Data excerpt
● ● ● ●
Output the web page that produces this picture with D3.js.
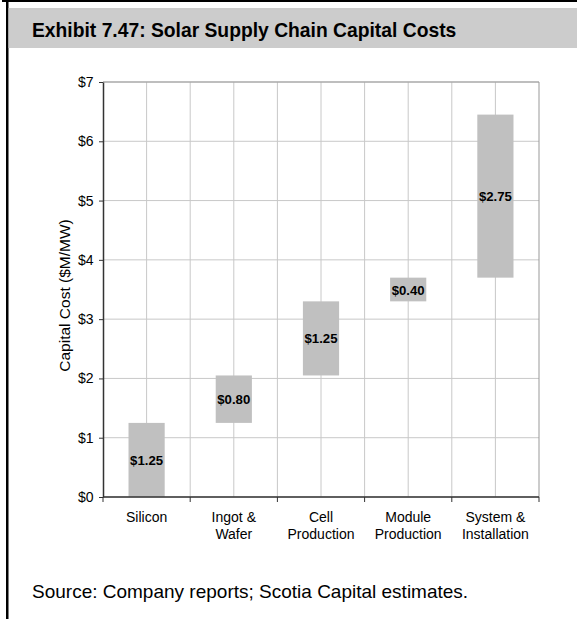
<!DOCTYPE html>
<html><head><meta charset="utf-8">
<script src="https://cdn.jsdelivr.net/npm/d3@7"></script>
<style>body{margin:0;background:#fff}svg{display:block}</style>
</head><body>
<script>
const categories = [["Silicon"],["Ingot &","Wafer"],["Cell","Production"],["Module","Production"],["System &","Installation"]];
const starts = [0, 1.25, 2.05, 3.30, 3.70];
const amounts = [1.25, 0.80, 1.25, 0.40, 2.75];
const labels = ["$1.25","$0.80","$1.25","$0.40","$2.75"];
const yTicks = [0,1,2,3,4,5,6,7];

const W=577,H=619;
const svg=d3.select("body").append("svg").attr("width",W).attr("height",H);
const font="Liberation Sans, Arial, sans-serif";

// frame
svg.append("rect").attr("x",2).attr("y",0).attr("width",W-2).attr("height",2).attr("fill","#000");
svg.append("rect").attr("x",6).attr("y",0).attr("width",2.5).attr("height",H).attr("fill","#000");
svg.append("rect").attr("x",8.5).attr("y",8).attr("width",W-8.5).attr("height",40).attr("fill","#cccccc");
svg.append("text").attr("x",32).attr("y",37).attr("font-family",font).attr("font-weight","bold")
  .attr("font-size",19.3).attr("fill","#000").text("Exhibit 7.47: Solar Supply Chain Capital Costs");

const pL=103,pR=539,pT=82,pB=497;
const x=d3.scaleBand().domain(d3.range(categories.length)).range([pL,pR]).padding(0);
const y=d3.scaleLinear().domain([0,7]).range([pB,pT]);
const bw=x.bandwidth();

const g=svg.append("g");
g.selectAll("line.hg").data(yTicks).join("line").attr("x1",pL).attr("x2",pR)
  .attr("y1",d=>y(d)).attr("y2",d=>y(d)).attr("stroke","#c8c8c8").attr("stroke-width",1);
const vgrid=[];
d3.range(categories.length).forEach(i=>{vgrid.push(x(i)+bw/2); if(i>0) vgrid.push(x(i));});
g.selectAll("line.vg").data(vgrid).join("line").attr("x1",d=>d).attr("x2",d=>d)
  .attr("y1",pT).attr("y2",pB).attr("stroke","#c8c8c8").attr("stroke-width",1);
g.append("line").attr("x1",pL).attr("x2",pR).attr("y1",pT).attr("y2",pT).attr("stroke","#999");
g.append("line").attr("x1",pR).attr("x2",pR).attr("y1",pT).attr("y2",pB).attr("stroke","#999");

const barW=bw*0.415;
const bars=g.selectAll("g.bar").data(d3.range(categories.length)).join("g");
bars.append("rect").attr("x",i=>x(i)+bw/2-barW/2).attr("width",barW)
  .attr("y",i=>y(starts[i]+amounts[i])).attr("height",i=>y(starts[i])-y(starts[i]+amounts[i]))
  .attr("fill","#c0c0c0");
bars.append("text").attr("x",i=>x(i)+bw/2).attr("y",i=>y(starts[i]+amounts[i]/2)+5)
  .attr("text-anchor","middle").attr("font-family",font).attr("font-weight","bold").attr("font-size",13.2)
  .attr("fill","#000").text(i=>labels[i]);

const ya=svg.append("g").attr("transform",`translate(${pL},0)`)
  .call(d3.axisLeft(y).tickValues(yTicks).tickFormat(d=>"$"+d).tickSize(4).tickSizeOuter(0));
ya.select(".domain").attr("stroke","#333").attr("stroke-width",1.5);
ya.selectAll(".tick line").attr("stroke","#333");
ya.selectAll(".tick text").attr("font-family",font).attr("font-size",14).attr("fill","#000").attr("x",-9.5);

const xa=svg.append("g").attr("transform",`translate(0,${pB})`);
xa.append("line").attr("x1",pL).attr("x2",pR).attr("stroke","#333").attr("stroke-width",1.5);
const xb=d3.range(categories.length+1).map(i=>pL+i*bw);
xa.selectAll("line.t").data(xb).join("line").attr("x1",d=>d).attr("x2",d=>d).attr("y1",0).attr("y2",5).attr("stroke","#333");
const xl=xa.selectAll("text.c").data(d3.range(categories.length)).join("text")
  .attr("text-anchor","middle").attr("font-family",font).attr("font-size",14).attr("fill","#000");
xl.each(function(i){
  const t=d3.select(this);
  categories[i].forEach((s,k)=>t.append("tspan").attr("x",x(i)+bw/2).attr("y",24.5+k*17).text(s));
});

svg.append("text").attr("transform",`translate(70,${(pT+pB)/2 + 6}) rotate(-90)`)
  .attr("text-anchor","middle").attr("font-family",font).attr("font-size",15.5).attr("fill","#000")
  .text("Capital Cost ($M/MW)");

svg.append("text").attr("x",32).attr("y",598).attr("font-family",font).attr("font-size",19).attr("fill","#000")
  .text("Source: Company reports; Scotia Capital estimates.");
</script>
</body></html>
● ● ● ●
Task to complete
Leave out any pictures and return exactly the lines from the beginning of the data through the line with "7.47: Solar Supply", inclusive.

Solution to this exercise
Output the web page that produces this picture with D3.js.
<!DOCTYPE html>
<html><head><meta charset="utf-8">
<script src="https://cdn.jsdelivr.net/npm/d3@7"></script>
<style>body{margin:0;background:#fff}svg{display:block}</style>
</head><body>
<script>
const categories = [["Silicon"],["Ingot &","Wafer"],["Cell","Production"],["Module","Production"],["System &","Installation"]];
const starts = [0, 1.25, 2.05, 3.30, 3.70];
const amounts = [1.25, 0.80, 1.25, 0.40, 2.75];
const labels = ["$1.25","$0.80","$1.25","$0.40","$2.75"];
const yTicks = [0,1,2,3,4,5,6,7];

const W=577,H=619;
const svg=d3.select("body").append("svg").attr("width",W).attr("height",H);
const font="Liberation Sans, Arial, sans-serif";

// frame
svg.append("rect").attr("x",2).attr("y",0).attr("width",W-2).attr("height",2).attr("fill","#000");
svg.append("rect").attr("x",6).attr("y",0).attr("width",2.5).attr("height",H).attr("fill","#000");
svg.append("rect").attr("x",8.5).attr("y",8).attr("width",W-8.5).attr("height",40).attr("fill","#cccccc");
svg.append("text").attr("x",32).attr("y",37).attr("font-family",font).attr("font-weight","bold")
  .attr("font-size",19.3).attr("fill","#000").text("Exhibit 7.47: Solar Supply Chain Capital Costs");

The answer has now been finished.